Start of Materials provided

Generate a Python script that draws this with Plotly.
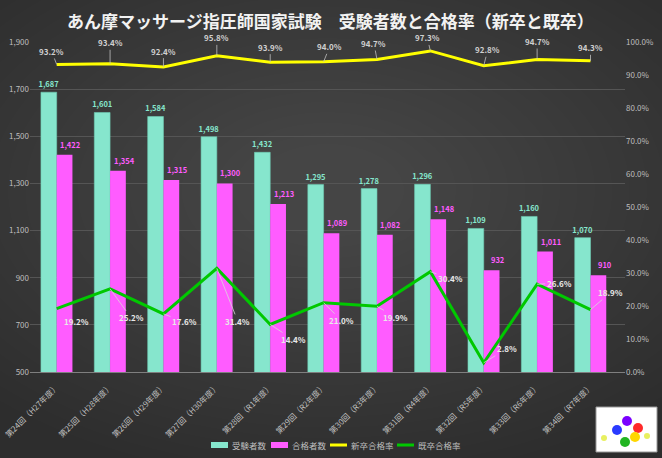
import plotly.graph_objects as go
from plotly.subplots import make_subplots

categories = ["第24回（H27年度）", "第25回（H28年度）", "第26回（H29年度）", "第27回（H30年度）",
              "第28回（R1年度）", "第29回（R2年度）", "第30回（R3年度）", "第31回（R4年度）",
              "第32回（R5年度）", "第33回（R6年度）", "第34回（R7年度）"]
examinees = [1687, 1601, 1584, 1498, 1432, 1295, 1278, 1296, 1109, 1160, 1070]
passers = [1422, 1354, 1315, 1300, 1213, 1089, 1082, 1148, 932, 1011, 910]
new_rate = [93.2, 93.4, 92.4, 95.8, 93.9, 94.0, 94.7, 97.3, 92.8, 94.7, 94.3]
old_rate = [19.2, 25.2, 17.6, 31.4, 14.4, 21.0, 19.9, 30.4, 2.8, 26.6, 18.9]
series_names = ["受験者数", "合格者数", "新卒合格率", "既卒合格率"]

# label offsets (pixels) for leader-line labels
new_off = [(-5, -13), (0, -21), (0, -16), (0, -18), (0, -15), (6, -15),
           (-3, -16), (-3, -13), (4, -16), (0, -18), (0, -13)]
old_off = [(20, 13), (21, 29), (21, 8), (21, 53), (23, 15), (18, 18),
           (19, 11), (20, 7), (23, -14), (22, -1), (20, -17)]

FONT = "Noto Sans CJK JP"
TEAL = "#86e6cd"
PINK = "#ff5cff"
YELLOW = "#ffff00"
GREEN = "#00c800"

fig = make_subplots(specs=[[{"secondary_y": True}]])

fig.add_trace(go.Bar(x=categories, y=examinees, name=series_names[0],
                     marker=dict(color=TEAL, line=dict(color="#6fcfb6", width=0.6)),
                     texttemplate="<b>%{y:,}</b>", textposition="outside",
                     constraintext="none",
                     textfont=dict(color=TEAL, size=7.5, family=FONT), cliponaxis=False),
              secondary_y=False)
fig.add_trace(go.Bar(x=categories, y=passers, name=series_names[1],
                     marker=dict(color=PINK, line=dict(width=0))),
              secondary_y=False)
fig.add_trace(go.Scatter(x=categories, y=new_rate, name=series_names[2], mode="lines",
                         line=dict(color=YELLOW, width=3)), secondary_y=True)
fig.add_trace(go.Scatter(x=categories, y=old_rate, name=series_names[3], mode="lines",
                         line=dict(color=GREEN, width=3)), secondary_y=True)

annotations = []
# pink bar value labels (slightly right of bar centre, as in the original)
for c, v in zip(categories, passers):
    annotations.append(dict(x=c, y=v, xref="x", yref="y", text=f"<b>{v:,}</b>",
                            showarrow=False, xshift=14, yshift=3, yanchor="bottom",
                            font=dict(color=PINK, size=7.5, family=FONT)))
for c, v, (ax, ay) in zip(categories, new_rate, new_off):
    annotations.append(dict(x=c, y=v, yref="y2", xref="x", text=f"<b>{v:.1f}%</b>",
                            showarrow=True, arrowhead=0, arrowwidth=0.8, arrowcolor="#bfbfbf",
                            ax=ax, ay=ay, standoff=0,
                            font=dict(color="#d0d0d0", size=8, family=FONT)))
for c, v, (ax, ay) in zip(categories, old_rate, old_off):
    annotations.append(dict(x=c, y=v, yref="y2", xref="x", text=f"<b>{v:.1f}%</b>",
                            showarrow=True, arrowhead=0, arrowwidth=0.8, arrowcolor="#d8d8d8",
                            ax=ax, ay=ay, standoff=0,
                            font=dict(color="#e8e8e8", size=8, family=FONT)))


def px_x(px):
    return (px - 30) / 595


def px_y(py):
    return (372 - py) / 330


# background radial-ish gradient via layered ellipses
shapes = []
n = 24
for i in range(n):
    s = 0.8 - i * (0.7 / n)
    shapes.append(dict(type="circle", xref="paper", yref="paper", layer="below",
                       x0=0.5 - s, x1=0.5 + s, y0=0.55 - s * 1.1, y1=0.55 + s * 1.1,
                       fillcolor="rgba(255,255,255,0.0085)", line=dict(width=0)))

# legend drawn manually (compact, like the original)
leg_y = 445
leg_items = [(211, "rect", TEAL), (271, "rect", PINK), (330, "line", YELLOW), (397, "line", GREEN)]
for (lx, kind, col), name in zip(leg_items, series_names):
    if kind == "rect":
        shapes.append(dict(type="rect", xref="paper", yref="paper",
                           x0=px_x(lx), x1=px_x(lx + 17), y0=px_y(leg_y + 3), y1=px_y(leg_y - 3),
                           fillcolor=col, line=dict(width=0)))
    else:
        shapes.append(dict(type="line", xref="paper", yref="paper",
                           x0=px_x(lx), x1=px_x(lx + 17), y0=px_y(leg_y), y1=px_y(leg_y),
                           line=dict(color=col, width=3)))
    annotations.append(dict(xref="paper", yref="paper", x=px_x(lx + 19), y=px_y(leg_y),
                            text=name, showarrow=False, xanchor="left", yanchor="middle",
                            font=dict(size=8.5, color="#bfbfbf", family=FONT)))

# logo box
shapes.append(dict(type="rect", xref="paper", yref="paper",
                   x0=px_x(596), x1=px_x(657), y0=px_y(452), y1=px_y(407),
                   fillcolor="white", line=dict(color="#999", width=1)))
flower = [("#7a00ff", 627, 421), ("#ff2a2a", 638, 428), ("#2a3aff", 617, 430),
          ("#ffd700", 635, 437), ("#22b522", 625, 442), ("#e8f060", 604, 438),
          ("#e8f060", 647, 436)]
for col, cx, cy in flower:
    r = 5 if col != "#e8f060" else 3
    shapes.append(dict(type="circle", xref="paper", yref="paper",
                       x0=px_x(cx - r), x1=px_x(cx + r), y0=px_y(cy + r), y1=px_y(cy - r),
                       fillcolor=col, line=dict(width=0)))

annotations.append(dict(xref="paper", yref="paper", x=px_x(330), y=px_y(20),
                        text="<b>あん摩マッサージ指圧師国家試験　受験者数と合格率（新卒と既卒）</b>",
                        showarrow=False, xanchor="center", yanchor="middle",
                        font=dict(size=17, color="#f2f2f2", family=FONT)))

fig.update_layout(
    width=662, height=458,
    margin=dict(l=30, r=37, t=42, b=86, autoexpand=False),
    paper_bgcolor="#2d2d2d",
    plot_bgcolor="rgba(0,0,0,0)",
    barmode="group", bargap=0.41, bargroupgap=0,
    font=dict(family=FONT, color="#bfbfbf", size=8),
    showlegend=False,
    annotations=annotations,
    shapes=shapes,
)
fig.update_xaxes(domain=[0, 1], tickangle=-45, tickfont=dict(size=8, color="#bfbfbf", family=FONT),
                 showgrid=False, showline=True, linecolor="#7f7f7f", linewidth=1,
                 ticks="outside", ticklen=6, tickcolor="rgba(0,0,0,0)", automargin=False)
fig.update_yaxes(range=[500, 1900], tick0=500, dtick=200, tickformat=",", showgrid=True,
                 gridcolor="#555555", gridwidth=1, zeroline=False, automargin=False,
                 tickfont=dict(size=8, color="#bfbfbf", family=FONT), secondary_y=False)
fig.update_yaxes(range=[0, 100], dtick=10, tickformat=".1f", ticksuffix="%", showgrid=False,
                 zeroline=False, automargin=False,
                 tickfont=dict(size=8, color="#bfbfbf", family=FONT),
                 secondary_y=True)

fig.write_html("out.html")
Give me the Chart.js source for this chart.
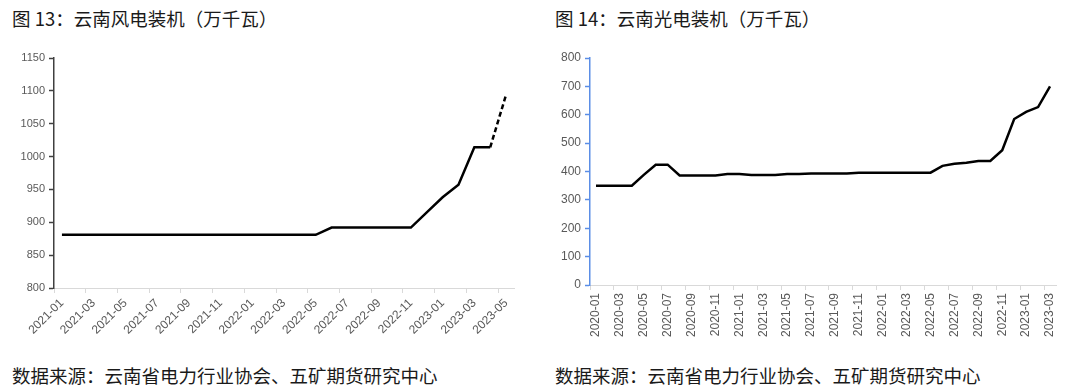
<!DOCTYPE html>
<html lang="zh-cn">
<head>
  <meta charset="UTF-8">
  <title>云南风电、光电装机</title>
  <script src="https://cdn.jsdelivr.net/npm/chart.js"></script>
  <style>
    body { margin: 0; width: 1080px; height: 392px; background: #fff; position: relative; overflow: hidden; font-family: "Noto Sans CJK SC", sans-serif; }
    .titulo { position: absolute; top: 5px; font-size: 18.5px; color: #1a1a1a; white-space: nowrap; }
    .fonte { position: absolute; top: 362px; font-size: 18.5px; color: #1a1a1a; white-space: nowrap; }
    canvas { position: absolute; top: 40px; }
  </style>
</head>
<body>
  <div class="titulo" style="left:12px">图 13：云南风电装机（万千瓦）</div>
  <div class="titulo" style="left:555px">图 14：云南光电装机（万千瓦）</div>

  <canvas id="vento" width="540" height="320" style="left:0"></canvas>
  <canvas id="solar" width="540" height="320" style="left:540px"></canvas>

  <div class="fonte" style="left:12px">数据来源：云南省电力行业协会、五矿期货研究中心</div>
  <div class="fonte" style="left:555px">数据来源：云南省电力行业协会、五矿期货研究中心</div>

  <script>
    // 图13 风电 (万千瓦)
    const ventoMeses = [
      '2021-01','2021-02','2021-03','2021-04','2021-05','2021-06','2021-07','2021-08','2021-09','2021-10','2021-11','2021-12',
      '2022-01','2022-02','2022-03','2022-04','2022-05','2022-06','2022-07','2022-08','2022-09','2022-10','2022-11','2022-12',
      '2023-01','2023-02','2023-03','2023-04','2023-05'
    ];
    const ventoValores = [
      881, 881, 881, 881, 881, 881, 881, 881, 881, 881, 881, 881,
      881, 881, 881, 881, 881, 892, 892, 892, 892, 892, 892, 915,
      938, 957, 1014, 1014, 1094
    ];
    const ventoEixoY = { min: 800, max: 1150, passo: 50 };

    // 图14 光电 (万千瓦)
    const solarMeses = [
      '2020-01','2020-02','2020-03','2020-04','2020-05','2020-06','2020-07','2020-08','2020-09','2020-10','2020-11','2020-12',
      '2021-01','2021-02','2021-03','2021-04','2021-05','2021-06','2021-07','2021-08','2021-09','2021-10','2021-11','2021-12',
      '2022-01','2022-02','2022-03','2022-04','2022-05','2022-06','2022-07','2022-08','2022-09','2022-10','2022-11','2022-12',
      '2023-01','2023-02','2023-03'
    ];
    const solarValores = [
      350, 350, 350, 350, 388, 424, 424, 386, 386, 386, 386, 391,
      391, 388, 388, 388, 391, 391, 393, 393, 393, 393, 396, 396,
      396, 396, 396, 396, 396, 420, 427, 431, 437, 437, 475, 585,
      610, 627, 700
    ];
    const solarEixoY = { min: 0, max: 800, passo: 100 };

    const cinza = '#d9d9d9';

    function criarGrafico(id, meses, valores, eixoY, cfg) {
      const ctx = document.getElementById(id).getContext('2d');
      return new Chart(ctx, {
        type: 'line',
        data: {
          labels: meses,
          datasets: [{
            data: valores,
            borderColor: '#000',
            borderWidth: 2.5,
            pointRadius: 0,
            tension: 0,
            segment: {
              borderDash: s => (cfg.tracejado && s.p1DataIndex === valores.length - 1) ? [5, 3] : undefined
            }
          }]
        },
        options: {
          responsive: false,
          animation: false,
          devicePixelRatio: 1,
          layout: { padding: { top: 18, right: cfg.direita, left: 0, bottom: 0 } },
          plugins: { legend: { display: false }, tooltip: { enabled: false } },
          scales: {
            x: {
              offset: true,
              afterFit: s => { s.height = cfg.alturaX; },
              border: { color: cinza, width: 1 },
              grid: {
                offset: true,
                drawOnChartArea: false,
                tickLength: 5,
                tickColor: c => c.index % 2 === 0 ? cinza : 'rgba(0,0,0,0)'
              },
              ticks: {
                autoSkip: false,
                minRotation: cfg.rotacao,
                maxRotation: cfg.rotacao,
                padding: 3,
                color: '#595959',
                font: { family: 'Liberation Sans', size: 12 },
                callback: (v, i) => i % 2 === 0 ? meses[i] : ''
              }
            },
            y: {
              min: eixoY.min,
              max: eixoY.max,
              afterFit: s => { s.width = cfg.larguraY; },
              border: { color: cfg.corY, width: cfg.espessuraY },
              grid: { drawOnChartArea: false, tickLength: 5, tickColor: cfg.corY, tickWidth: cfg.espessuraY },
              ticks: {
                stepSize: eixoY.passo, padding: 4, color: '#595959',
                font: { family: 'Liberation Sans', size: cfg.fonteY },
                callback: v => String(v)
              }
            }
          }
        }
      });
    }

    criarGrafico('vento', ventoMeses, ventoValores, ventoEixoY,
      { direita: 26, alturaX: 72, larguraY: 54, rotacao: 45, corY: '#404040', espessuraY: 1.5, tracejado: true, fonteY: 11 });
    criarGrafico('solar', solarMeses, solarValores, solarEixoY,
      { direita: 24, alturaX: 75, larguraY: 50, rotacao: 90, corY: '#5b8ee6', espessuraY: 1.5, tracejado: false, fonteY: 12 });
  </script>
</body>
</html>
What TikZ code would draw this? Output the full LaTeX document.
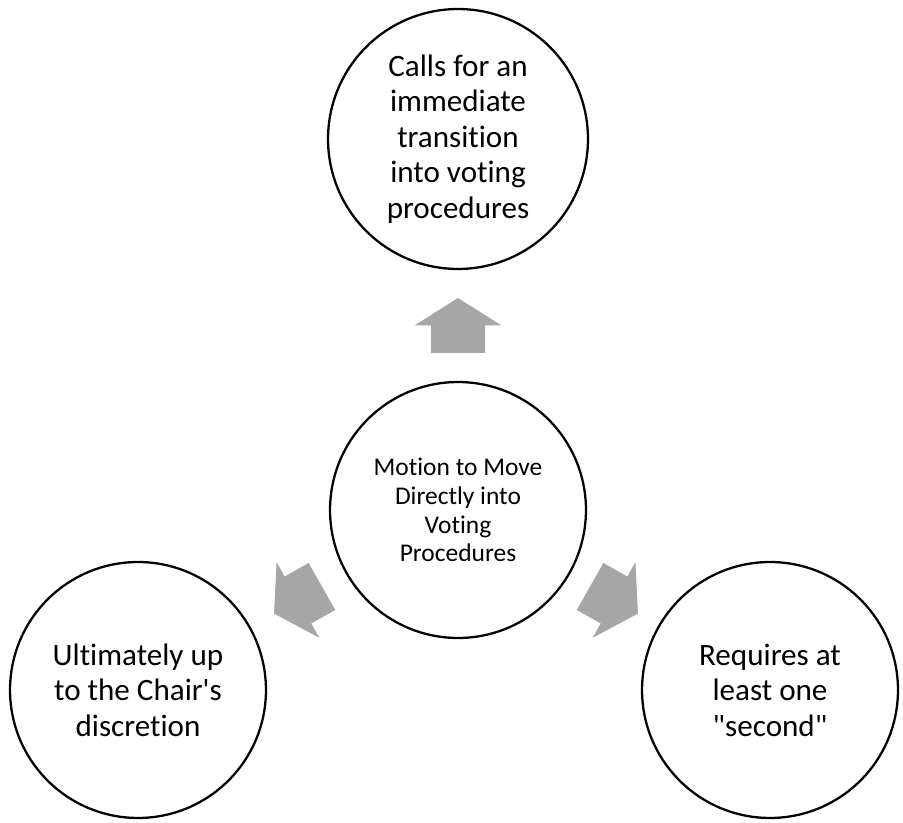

End of Materials provided

» Set exercise:
Pictures excluded, repeat exactly the lines from the top of the material through the line with "from plotly.subplots import make_subplots", including both of those lines.

» Reply:
Generate a Python script that draws this with Plotly.
import plotly.graph_objects as go
from plotly.subplots import make_subplots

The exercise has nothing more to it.